I am not exactly sure where this blog will take me or anyone who cares to read it, but I hope that somewhere along the way I'm able to encourage someone and perhaps help build some bridges over what sometimes seems like a huge chasm between SAHMs and working moms.  We are all moms who work!  We all want to deepen and strengthen our walk with the Lord and to minister to our families!
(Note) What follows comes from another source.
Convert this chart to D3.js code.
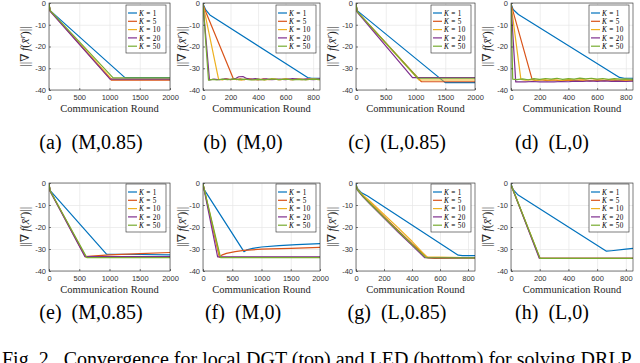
<!DOCTYPE html>
<html>
<head>
<meta charset="utf-8">
<script src="https://cdn.jsdelivr.net/npm/d3@7"></script>
<style>
  body { margin: 0; background: #fff; }
  svg { display: block; }
</style>
</head>
<body>
<svg id="fig" width="640" height="363"></svg>
<script>
// legend entries and sub-figure captions
const kValues = [1, 5, 10, 20, 50];
const captions = ["(a)", "(b)", "(c)", "(d)", "(e)", "(f)", "(g)", "(h)"];
const settings = ["(M,0.85)", "(M,0)", "(L,0.85)", "(L,0)", "(M,0.85)", "(M,0)", "(L,0.85)", "(L,0)"];
const xMaxes = [2000, 850, 2000, 850, 2000, 2000, 850, 850];
const xTicksLong = [0, 500, 1000, 1500, 2000];
const xTicksShort = [0, 200, 400, 600, 800];
const yTicks = [0, -10, -20, -30, -40];
const figCaption = "Fig. 2.\u00a0 Convergence for local DGT (top) and LED (bottom) for solving DRLP";

// each panel: one [x, y] list per K, in the order of kValues
const panelA = [
  [[0, -0.5], [20, -3.5], [1255, -34.3], [2000, -34.3]],
  [[0, -0.5], [20, -3.6], [1030, -35.5], [2000, -35.5]],
  [[0, -0.5], [20, -3.6], [1040, -35.1], [2000, -35.1]],
  [[0, -0.5], [20, -3.8], [1010, -35.0], [2000, -35.0]],
  [[0, -0.5], [20, -3.5], [1060, -34.4], [2000, -34.4]]
];
const panelB = [
  [[0, -0.3], [20, -3.2], [50, -5.5], [760, -34.3], [790, -34.6], [850, -34.6]],
  [[0, -0.5], [10, -2.5], [219, -34.6], [240, -35.2], [270, -34.9], [300, -35.3], [330, -34.8], [360, -35.1],
   [400, -35.4], [440, -34.9], [480, -35.2], [520, -35.0], [560, -35.3], [600, -34.9], [640, -35.2],
   [680, -35.0], [720, -35.3], [760, -34.9], [800, -35.1], [850, -35.0]],
  [[0, -0.5], [8, -3.0], [113, -35.0], [140, -35.4], [170, -34.8], [200, -35.2], [240, -35.0], [280, -35.5],
   [320, -34.9], [360, -35.2], [400, -35.0], [450, -35.4], [500, -34.9], [550, -35.2], [600, -35.0],
   [650, -35.3], [700, -34.9], [750, -35.2], [800, -35.0], [850, -35.2]],
  [[0, -0.5], [47, -35.4], [80, -35.0], [120, -35.3], [160, -34.9], [200, -35.2], [240, -34.6], [260, -33.9],
   [290, -33.8], [310, -34.5], [340, -35.1], [380, -34.8], [420, -35.2], [460, -34.9], [500, -35.3],
   [550, -35.0], [600, -35.2], [650, -34.8], [700, -35.1], [750, -35.0], [800, -35.3], [850, -35.0]],
  [[0, -0.5], [40, -35.5], [70, -35.1], [100, -35.4], [140, -35.0], [180, -35.3], [220, -34.9], [260, -35.2],
   [300, -35.0], [350, -35.4], [400, -35.1], [450, -35.3], [500, -34.9], [550, -35.2], [600, -35.0],
   [650, -35.3], [700, -35.1], [750, -35.3], [800, -35.0], [850, -35.2]]
];
const panelC = [
  [[0, -0.5], [20, -3.5], [1500, -36.6], [2000, -36.6]],
  [[0, -0.5], [20, -4.0], [1100, -36.2], [2000, -36.2]],
  [[0, -0.5], [20, -4.0], [1060, -35.4], [2000, -35.4]],
  [[0, -0.5], [20, -4.2], [950, -34.3], [2000, -34.3]],
  [[0, -0.5], [20, -4.0], [1040, -34.6], [2000, -34.6]]
];
const panelD = [
  [[0, -0.3], [15, -3.0], [52, -5.3], [756, -34.2], [790, -34.6], [850, -34.6]],
  [[0, -0.5], [147, -35.1], [170, -35.6], [210, -35.3], [250, -35.7], [300, -35.4], [350, -35.8], [400, -35.5],
   [450, -35.7], [500, -35.4], [550, -35.8], [600, -35.5], [650, -35.7], [700, -35.4], [750, -35.8],
   [800, -35.5], [850, -35.7]],
  [[0, -0.5], [69, -35.1], [100, -35.5], [140, -35.3], [180, -35.6], [220, -35.2], [260, -35.5], [300, -35.3],
   [350, -35.6], [400, -35.2], [450, -35.5], [500, -35.3], [550, -35.6], [600, -35.3], [650, -35.5],
   [700, -35.2], [750, -35.5], [800, -35.3], [850, -35.5]],
  [[0, -0.5], [33, -36.3], [60, -36.2], [100, -36.3], [150, -36.1], [200, -36.3], [250, -36.2], [300, -36.3],
   [350, -36.1], [400, -36.2], [450, -35.9], [500, -36.1], [550, -35.8], [600, -36.0], [650, -35.8],
   [700, -36.0], [750, -35.9], [800, -36.1], [850, -35.9]],
  [[0, -0.5], [12, -35.0], [40, -35.2], [80, -34.9], [120, -35.3], [160, -34.8], [200, -35.1], [240, -34.7],
   [280, -35.0], [320, -34.6], [360, -35.1], [400, -34.8], [440, -35.0], [480, -34.5], [520, -34.9],
   [560, -34.6], [600, -35.0], [640, -34.7], [680, -35.1], [720, -34.8], [760, -35.0], [800, -34.9], [850, -35.1]]
];
const panelE = [
  [[0, -0.5], [20, -3.5], [950, -32.3], [1500, -32.5], [2000, -32.7]],
  [[0, -0.5], [20, -3.6], [600, -33.5], [700, -33.2], [1000, -32.7], [1500, -32.1], [2000, -31.6]],
  [[0, -0.5], [20, -3.7], [615, -33.8], [2000, -33.8]],
  [[0, -0.5], [20, -3.8], [595, -33.5], [2000, -33.5]],
  [[0, -0.5], [20, -3.6], [625, -33.9], [2000, -33.9]]
];
const panelF = [
  [[0, -0.3], [20, -3.0], [700, -31.2], [750, -30.4], [850, -29.7], [1000, -29.1], [1300, -28.5], [1600, -28.0], [2000, -27.6]],
  [[0, -0.5], [280, -33.8], [320, -32.8], [400, -32.0], [550, -31.2], [700, -30.6], [1000, -30.1], [1500, -29.7], [2000, -29.3]],
  [[0, -0.5], [290, -33.8], [2000, -33.8]],
  [[0, -0.5], [250, -33.6], [2000, -33.6]],
  [[0, -0.5], [300, -33.9], [2000, -33.9]]
];
const panelG = [
  [[0, -0.5], [10, -2.5], [40, -4.5], [80, -5.8], [730, -32.8], [760, -33.0], [850, -33.0]],
  [[0, -1], [10, -3.0], [50, -6.0], [100, -9.0], [200, -15.3], [300, -21.5], [400, -27.6], [515, -34.1], [560, -34.3], [850, -34.0]],
  [[0, -1], [10, -2.8], [50, -5.5], [100, -8.3], [200, -14.3], [300, -20.3], [400, -26.5], [505, -33.6], [850, -34.0]],
  [[0, -1], [10, -3.2], [50, -6.3], [100, -9.6], [200, -16.0], [300, -22.3], [400, -28.3], [490, -33.9], [850, -34.0]],
  [[0, -1], [10, -3.1], [50, -6.1], [100, -9.3], [200, -15.6], [300, -21.8], [400, -27.9], [500, -33.9], [850, -34.0]]
];
const panelH = [
  [[0, -0.3], [15, -3.0], [50, -5.5], [665, -31.0], [700, -30.8], [800, -30.1], [850, -29.7]],
  [[0, -0.8], [200, -34.2], [850, -34.2]],
  [[0, -0.8], [202, -34.2], [850, -34.2]],
  [[0, -0.8], [197, -34.2], [850, -34.2]],
  [[0, -0.8], [203, -34.3], [850, -34.3]]
];
const panels = [panelA, panelB, panelC, panelD, panelE, panelF, panelG, panelH];

// layout (MATLAB default colour order)
const colors = ["#0072BD", "#D95319", "#EDB120", "#7E2F8E", "#77AC30"];
const lefts = [49, 203, 356, 511];
const widths = [121, 117, 119, 122];
const tops = [3, 183];
const heights = [87, 88];
const yLabelOffset = [-20, -17, -20, -20];
const capX = [91, 243, 397, 552];
const capY = [149, 319];

const svg = d3.select("#fig");
const serif = "'Liberation Serif', 'DejaVu Serif', serif";
const sans = "'Liberation Sans', Arial, sans-serif";

function drawPanel(idx) {
  const col = idx % 4, row = Math.floor(idx / 4);
  const W = widths[col], H = heights[row];
  const g = svg.append("g").attr("transform", `translate(${lefts[col]},${tops[row]})`);

  const x = d3.scaleLinear().domain([0, xMaxes[idx]]).range([0, W]);
  const y = d3.scaleLinear().domain([-40, 0]).range([H, 0]);
  const xt = xMaxes[idx] === 2000 ? xTicksLong : xTicksShort;

  g.append("rect").attr("width", W).attr("height", H).attr("fill", "#fff");

  // grid
  g.append("g")
    .attr("transform", `translate(0,${H})`)
    .call(d3.axisBottom(x).tickValues(xt).tickSize(-H).tickFormat(""))
    .call(a => a.select(".domain").remove())
    .selectAll("line").attr("stroke", "#e6e6e6").attr("stroke-width", 0.7);
  g.append("g")
    .call(d3.axisLeft(y).tickValues(yTicks).tickSize(-W).tickFormat(""))
    .call(a => a.select(".domain").remove())
    .selectAll("line").attr("stroke", "#e6e6e6").attr("stroke-width", 0.7);

  // curves
  const clipId = "clip" + idx;
  g.append("clipPath").attr("id", clipId)
    .append("rect").attr("width", W).attr("height", H);
  const line = d3.line().x(d => x(d[0])).y(d => y(d[1]));
  g.append("g").attr("clip-path", `url(#${clipId})`)
    .selectAll("path")
    .data(panels[idx])
    .join("path")
    .attr("d", line)
    .attr("fill", "none")
    .attr("stroke", (d, i) => colors[i])
    .attr("stroke-width", 1.2)
    .attr("stroke-linejoin", "round");

  // box
  g.append("rect").attr("width", W).attr("height", H)
    .attr("fill", "none").attr("stroke", "#262626").attr("stroke-width", 0.6);

  // ticks + labels
  const xa = g.append("g")
    .attr("transform", `translate(0,${H})`)
    .call(d3.axisBottom(x).tickValues(xt).tickSize(-2).tickPadding(5).tickFormat(d3.format("d")));
  const ya = g.append("g")
    .call(d3.axisLeft(y).tickValues(yTicks).tickSize(-2).tickPadding(3).tickFormat(d => d === 0 ? "0" : "-" + Math.abs(d)));
  [xa, ya].forEach(a => {
    a.select(".domain").remove();
    a.selectAll("line").attr("stroke", "#262626").attr("stroke-width", 0.6);
    a.selectAll("text").attr("fill", "#333").style("font-family", sans).style("font-size", "7.5px");
  });

  // axis titles
  g.append("text")
    .attr("x", W / 2).attr("y", H + 21.5)
    .attr("text-anchor", "middle")
    .style("font-family", serif).style("font-size", "10.5px").attr("fill", "#262626")
    .text("Communication Round");
  const yl = g.append("text")
    .attr("transform", `translate(${yLabelOffset[col]},${H / 2}) rotate(-90)`)
    .attr("text-anchor", "middle")
    .style("font-family", serif).style("font-size", "12px").attr("fill", "#262626");
  yl.append("tspan").text("||\u2207\u2009");
  yl.append("tspan").style("font-style", "italic").text("f");
  yl.append("tspan").text("(");
  yl.append("tspan").style("font-style", "italic").text("x\u0304");
  yl.append("tspan").attr("dy", -4).style("font-size", "8px").style("font-style", "italic").text("r");
  yl.append("tspan").attr("dy", 4).text(")||");

  // legend
  const lw = 40, lh = 48;
  const lg = g.append("g").attr("transform", `translate(${W - 4 - lw},${row === 0 ? 2 : 1})`);
  lg.append("rect").attr("width", lw).attr("height", lh)
    .attr("fill", "#fff").attr("stroke", "#262626").attr("stroke-width", 0.6);
  kValues.forEach((k, i) => {
    const yy = 8 + i * 8.3;
    lg.append("line").attr("x1", 2).attr("x2", 11).attr("y1", yy).attr("y2", yy)
      .attr("stroke", colors[i]).attr("stroke-width", 1.2);
    const t = lg.append("text").attr("x", 13).attr("y", yy + 2.6)
      .style("font-family", serif).style("font-size", "7.2px").style("letter-spacing", "0.35px")
      .attr("fill", "#000");
    t.append("tspan").style("font-style", "italic").text("K");
    t.append("tspan").text(" = " + k);
  });

  // caption
  svg.append("text")
    .attr("x", capX[col]).attr("y", capY[row])
    .attr("text-anchor", "middle")
    .style("font-family", serif).style("font-size", "20px").attr("fill", "#000")
    .text(captions[idx] + " \u00a0" + settings[idx]);
}

panels.forEach((p, i) => drawPanel(i));

svg.append("text")
  .attr("x", 2).attr("y", 366)
  .style("font-family", serif).style("font-size", "20px").attr("fill", "#000")
  .text(figCaption);
</script>
</body>
</html>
There are certainly many Christians who do not (outwardly, at least) criticize working moms and SO many of my friends have supported, encouraged, and offered logistical help to me over the years, so I do not at all mean this to sound like I'm some sort of victim!  However, I have found myself nursing a few wounds - sometimes self-inflicted, sometimes inflicted by well-meaning "others" - over the last eighteen years . . . wounds I never believe God intended me to have, and I want to rip off the bandages and show the scars.  They are faded and are part of the fabric of my life and I have faith that God can use each and every scar we bear for His glory and fame and this is my prayer today, the last day of summer.